HOUSTON, Nov 17 (Reuters) – Oil prices fell more than 3% on Thursday, with demand squeezed by mounting COVID-19 cases in China and fears of more aggressive hikes in U.S. interest rates.
Brent crude fell $3.08 to settle at $89.78 a barrel, down 3.3%. U.S. West Texas Intermediate (WTI) crude slid $3.95, or 4.6%, to settle at $81.64 per barrel.
“It’s kind of a triple whammy. We’ve got COVID-19 cases rising in China, interest rates are continuing to rise here in the U.S. and now we’ve got technical weakness in the market,” said Dennis Kissler, senior vice president of trading at BOK Financial.
St. Louis Federal Reserve President James Bullard said a basic monetary policy rule would require interest rates to rise to at least around 5%, while stricter assumptions would recommend rates above 7%.
The dollar also rose as investors digested U.S. economic data. A stronger dollar makes dollar-denominated oil more expensive for holders of other currencies.
China reported rising daily COVID-19 infections and Chinese refiners have asked to reduce Saudi crude volume in December, Reuters has reported, while also slowing Russian crude purchases.
While China’s COVID case load is smaller than that of other countries, the world’s largest crude importer maintains stringent policies to quash early outbreaks, dampening fuel demand.
On technical indicators, U.S. front-month futures fell below the 50-day simple moving average, triggering liquidation by funds, Kissler said, adding he expects the pressure to continue early next week.
“The market is really getting caught up for the potential of serious demand destruction, and we’re definitely seeing the mood shift to the downside,” said Phil Flynn, an analyst at Price Futures group.
Poland and NATO on Wednesday said a missile that crashed inside the country was probably a stray fired by Ukraine’s air defences and not a Russian strike, easing fears the Russia-Ukraine war could widen.
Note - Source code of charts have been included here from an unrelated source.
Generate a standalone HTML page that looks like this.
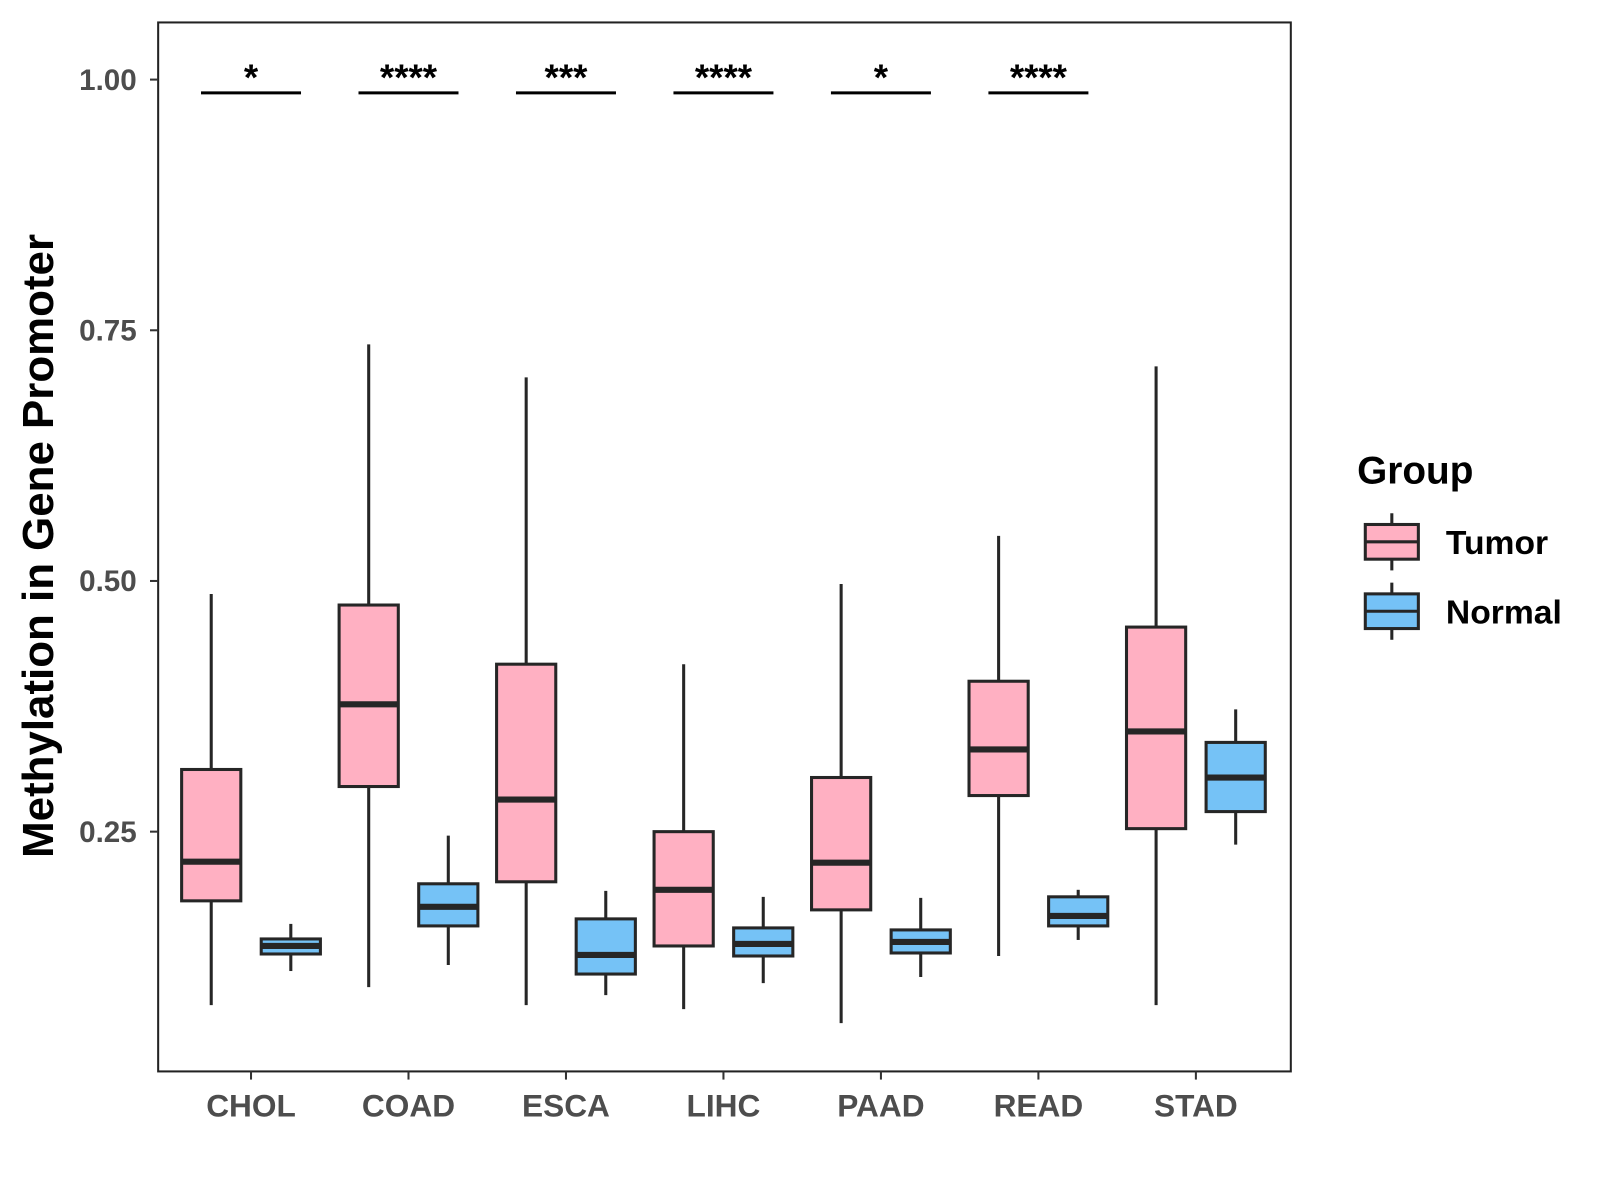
<!DOCTYPE html>
<html><head><meta charset="utf-8"><style>
html,body{margin:0;padding:0;background:#fff;}
svg{display:block;font-family:"Liberation Sans",Arial,sans-serif;}
</style></head><body>
<svg id="chart" width="1600" height="1200" viewBox="0 0 1600 1200">
<g transform="scale(1.0204)">
<rect x="155" y="22" width="1110" height="1028" fill="#fff" stroke="#222" stroke-width="2"/>
<g id="marks"></g>
<g id="axes"></g>
<text transform="translate(52,535) rotate(-90)" text-anchor="middle" font-size="43" font-weight="bold" fill="#000">Methylation in Gene Promoter</text>
<g>
<text x="1330" y="474" font-size="38" font-weight="bold">Group</text>
<g>
<line x1="1364" y1="503" x2="1364" y2="559" stroke="#262626" stroke-width="3"/>
<rect x="1338" y="514" width="52" height="34" fill="#FFB0C2" stroke="#262626" stroke-width="3"/>
<line x1="1338" y1="531" x2="1390" y2="531" stroke="#262626" stroke-width="3"/>
<text x="1417" y="543" font-size="33" font-weight="bold">Tumor</text>
</g>
<g>
<line x1="1364" y1="571" x2="1364" y2="627" stroke="#262626" stroke-width="3"/>
<rect x="1338" y="582" width="52" height="34" fill="#75C2F6" stroke="#262626" stroke-width="3"/>
<line x1="1338" y1="599" x2="1390" y2="599" stroke="#262626" stroke-width="3"/>
<text x="1417" y="611" font-size="33" font-weight="bold">Normal</text>
</g>
</g>
</g>
</svg>
<script>
const categories=["CHOL","COAD","ESCA","LIHC","PAAD","READ","STAD"];
// [low, q1, median, q3, high]
const tumorStats=[[0.077,0.181,0.220,0.312,0.487],[0.095,0.295,0.377,0.476,0.736],[0.077,0.200,0.282,0.417,0.703],[0.073,0.136,0.192,0.250,0.417],[0.059,0.172,0.219,0.304,0.497],[0.126,0.286,0.332,0.400,0.545],[0.077,0.253,0.350,0.454,0.714]];
const normalStats=[[0.111,0.128,0.136,0.143,0.158],[0.117,0.156,0.175,0.198,0.246],[0.087,0.108,0.127,0.163,0.191],[0.099,0.126,0.138,0.154,0.185],[0.105,0.129,0.140,0.152,0.184],[0.142,0.156,0.166,0.185,0.192],[0.237,0.270,0.304,0.339,0.372]];
const sigLabels=["*","****","***","****","*","****",""];
const yTicks=[0.25,0.5,0.75,1.0];
const yTickLabels=["0.25","0.50","0.75","1.00"];

const NS="http://www.w3.org/2000/svg";
const y=v=>78+(1-v)*982.7;
const x=i=>246+i*154.33;
const marks=document.getElementById('marks'), axes=document.getElementById('axes');
function mk(tag,attrs,parent){const e=document.createElementNS(NS,tag);for(const k in attrs)e.setAttribute(k,attrs[k]);parent.appendChild(e);return e;}
function box(cx,s,fill,name){
  const g=mk('g',{},marks);
  
  
  const w=58;
  mk('line',{x1:cx,x2:cx,y1:y(s[4]),y2:y(s[0]),stroke:'#262626','stroke-width':3},g);
  mk('rect',{x:cx-w/2,y:y(s[3]),width:w,height:y(s[1])-y(s[3]),fill:fill,stroke:'#262626','stroke-width':3},g);
  mk('line',{x1:cx-w/2,x2:cx+w/2,y1:y(s[2]),y2:y(s[2]),stroke:'#262626','stroke-width':6},g);
}
categories.forEach((c,i)=>{
  box(x(i)-39,tumorStats[i],'#FFB0C2','box-tumor-'+c.toLowerCase());
  box(x(i)+39,normalStats[i],'#75C2F6','box-normal-'+c.toLowerCase());
  if(sigLabels[i]){
    const l=mk('line',{x1:x(i)-49,x2:x(i)+49,y1:91,y2:91,stroke:'#000','stroke-width':3},marks);
    
    
    const t=mk('text',{x:x(i),y:88,'text-anchor':'middle','font-size':36,'font-weight':'bold'},marks);
    t.textContent=sigLabels[i];
    
    
  }
  mk('line',{x1:x(i),x2:x(i),y1:1050,y2:1058,stroke:'#333','stroke-width':2},axes);
  const t=mk('text',{x:x(i),y:1094,'text-anchor':'middle','font-size':31,'font-weight':'bold',fill:'#4d4d4d'},axes);
  t.textContent=c;
  
  
});
yTicks.forEach((v,i)=>{
  mk('line',{x1:147,x2:155,y1:y(v),y2:y(v),stroke:'#333','stroke-width':2},axes);
  const t=mk('text',{x:134,y:y(v)+10,'text-anchor':'end','font-size':29,'font-weight':'bold',fill:'#4d4d4d'},axes);
  t.textContent=yTickLabels[i];
  
  
});
</script>
</body></html>
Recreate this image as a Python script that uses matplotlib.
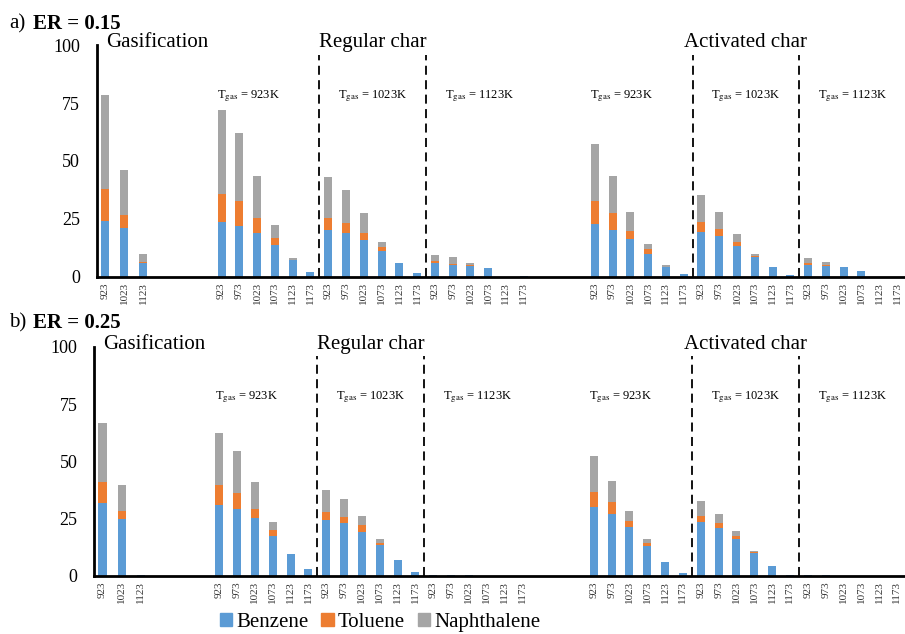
import numpy as np
import matplotlib
matplotlib.use("Agg")
import matplotlib.pyplot as plt
from matplotlib.patches import Patch

plt.rcParams['font.family'] = ['Liberation Serif', 'DejaVu Serif']
plt.rcParams['mathtext.fontset'] = 'stix'

# ----------- Data -----------
gas_temps = ["923", "1023", "1123"]
char_temps = ["923", "973", "1023", "1073", "1123", "1173"]
tgas_labels = ["923K", "1023K", "1123K"]
series_names = ["Benzene", "Toluene", "Naphthalene"]
colors = ["#5B9BD5", "#ED7D31", "#A5A5A5"]

# ER = 0.15
a_gas_benz = [24.2, 20.9, 5.8]
a_gas_tol = [13.8, 5.6, 0.5]
a_gas_nap = [40.7, 19.7, 3.6]

a_reg_benz = [23.5, 21.7, 18.8, 13.5, 7.1, 1.9,
              20.0, 18.8, 15.9, 11.3, 5.8, 1.7,
              5.8, 5.1, 4.8, 3.6, 0.0, 0.3]
a_reg_tol = [12.4, 11.2, 6.6, 3.2, 0.3, 0.0,
             5.4, 4.4, 2.9, 1.7, 0.0, 0.0,
             0.8, 0.5, 0.3, 0.0, 0.0, 0.0]
a_reg_nap = [36.3, 29.0, 17.9, 5.5, 0.6, 0.0,
             17.5, 14.2, 8.7, 2.2, 0.0, 0.0,
             2.8, 2.7, 1.0, 0.0, 0.0, 0.0]

a_act_benz = [22.8, 20.3, 16.4, 9.9, 4.3, 1.2,
              19.3, 17.4, 13.3, 8.7, 4.1, 0.6,
              5.1, 4.8, 4.1, 2.5, 0.0, 0.0]
a_act_tol = [10.1, 7.1, 3.5, 2.0, 0.0, 0.0,
             4.2, 3.2, 1.5, 0.4, 0.0, 0.0,
             0.6, 0.3, 0.0, 0.0, 0.0, 0.0]
a_act_nap = [24.3, 15.9, 7.9, 2.3, 0.8, 0.0,
             12.0, 7.2, 3.8, 0.8, 0.0, 0.0,
             2.3, 1.1, 0.2, 0.0, 0.0, 0.0]

# ER = 0.25
b_gas_benz = [31.6, 24.7, 0.3]
b_gas_tol = [9.4, 3.5, 0.0]
b_gas_nap = [25.5, 11.2, 0.0]

b_reg_benz = [30.9, 29.1, 25.0, 17.5, 9.5, 2.8,
              24.3, 22.9, 19.2, 13.4, 6.8, 1.7,
              0.3, 0.3, 0.2, 0.0, 0.0, 0.0]
b_reg_tol = [8.7, 7.1, 4.1, 2.4, 0.0, 0.0,
             3.6, 2.6, 2.9, 0.7, 0.0, 0.0,
             0.0, 0.0, 0.0, 0.0, 0.0, 0.0]
b_reg_nap = [22.8, 18.4, 11.7, 3.4, 0.0, 0.0,
             9.5, 8.0, 4.0, 1.8, 0.0, 0.0,
             0.0, 0.0, 0.0, 0.0, 0.0, 0.0]

b_act_benz = [30.1, 26.9, 21.1, 13.0, 5.8, 1.3,
              23.3, 20.7, 15.9, 9.8, 4.2, 0.3,
              0.2, 0.2, 0.0, 0.0, 0.0, 0.0]
b_act_tol = [6.6, 5.1, 2.8, 1.1, 0.0, 0.0,
             2.9, 2.2, 1.4, 0.4, 0.0, 0.0,
             0.0, 0.0, 0.0, 0.0, 0.0, 0.0]
b_act_nap = [15.6, 9.5, 4.5, 1.8, 0.0, 0.0,
             6.6, 4.0, 2.2, 0.7, 0.0, 0.0,
             0.0, 0.0, 0.0, 0.0, 0.0, 0.0]

# ----------- Layout -----------
GAS_STEP = 1.07
REG_START = 6.55
ACT_START = REG_START + 21
gas_x = np.arange(3) * GAS_STEP
reg_x = REG_START + np.arange(18)
act_x = ACT_START + np.arange(18)
x_all = np.concatenate([gas_x, reg_x, act_x])
xlabels = gas_temps + char_temps * 6
W = 0.45

fig = plt.figure(figsize=(9.05, 6.34), dpi=100)
ax_a = fig.add_axes([0.107, 0.5636, 0.893, 0.365])
ax_b = fig.add_axes([0.104, 0.092, 0.896, 0.361])


def draw_panel(ax, gas, reg, act):
    vals = [np.concatenate([g, r, a]) for g, r, a in zip(gas, reg, act)]
    bottom = np.zeros(len(x_all))
    for v, c in zip(vals, colors):
        ax.bar(x_all, v, W, bottom=bottom, color=c, linewidth=0, zorder=2)
        bottom += v

    ax.set_ylim(0, 100)
    ax.set_xlim(-0.47, 45.0)
    ax.set_yticks([0, 25, 50, 75, 100])
    ax.set_xticks(x_all)
    ax.set_xticklabels(xlabels, rotation=90, fontsize=8, color="#333333")
    ax.tick_params(axis="x", length=0, pad=4)
    ax.tick_params(axis="y", length=0, pad=12, labelsize=13)
    for s in ["top", "right"]:
        ax.spines[s].set_visible(False)
    ax.spines["left"].set_linewidth(2)
    ax.spines["bottom"].set_linewidth(2)

    # dashed separators and labels
    for start in [REG_START, ACT_START]:
        for off in [5.5, 11.5]:
            ax.plot([start + off, start + off], [0, 96], color="black",
                    lw=1.3, ls=(0, (5, 3)), zorder=3, clip_on=False)
        for i, t in enumerate(tgas_labels):
            cx = start + 6 * i + 2.5 - (1 if i == 0 else 0)
            ax.text(cx, 78, r"T$_{\mathrm{gas}}$ = " + t, ha="center",
                    va="center", fontsize=9)
    ax.text(0.05, 101, "Gasification", fontsize=15, ha="left", va="center")
    ax.text(REG_START + 8.5, 101, "Regular char", fontsize=15,
            ha="center", va="center")
    ax.text(ACT_START + 8.5, 101, "Activated char", fontsize=15,
            ha="center", va="center")


draw_panel(ax_a, [a_gas_benz, a_gas_tol, a_gas_nap],
           [a_reg_benz, a_reg_tol, a_reg_nap],
           [a_act_benz, a_act_tol, a_act_nap])
draw_panel(ax_b, [b_gas_benz, b_gas_tol, b_gas_nap],
           [b_reg_benz, b_reg_tol, b_reg_nap],
           [b_act_benz, b_act_tol, b_act_nap])

# panel titles
fig.text(0.010, 0.962, "a)", fontsize=15, va="center")
fig.text(0.036, 0.962, "ER = 0.15", fontsize=15, fontweight="bold", va="center")
fig.text(0.010, 0.491, "b)", fontsize=15, va="center")
fig.text(0.036, 0.491, "ER = 0.25", fontsize=15, fontweight="bold", va="center")

handles = [Patch(color=c, label=n) for c, n in zip(colors, series_names)]
fig.legend(handles=handles, loc="center", bbox_to_anchor=(0.42, 0.018),
           ncol=3, frameon=False, fontsize=15, handlelength=0.6,
           handleheight=0.6, handletextpad=0.2, columnspacing=0.6)

fig.savefig("out.png", dpi=100)
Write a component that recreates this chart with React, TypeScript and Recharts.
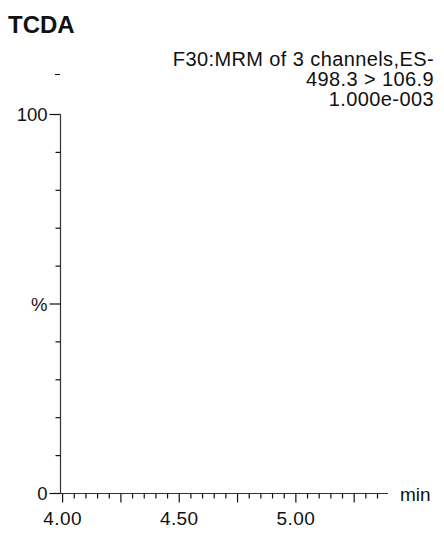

“Thankfully, those fears have abated and the situation de-escalated, which has seen oil gains unwound,” said Craig Erlam, senior market analyst at OANDA. “China remains a downside risk for oil in the near term.”
Oil gained support from official figures showing U.S. crude stocks fell by a bigger than expected 5 million barrels in the latest week.
Supply is also tightening in November as OPEC and its allies, known collectively as OPEC+, implement their latest output controls to support the market.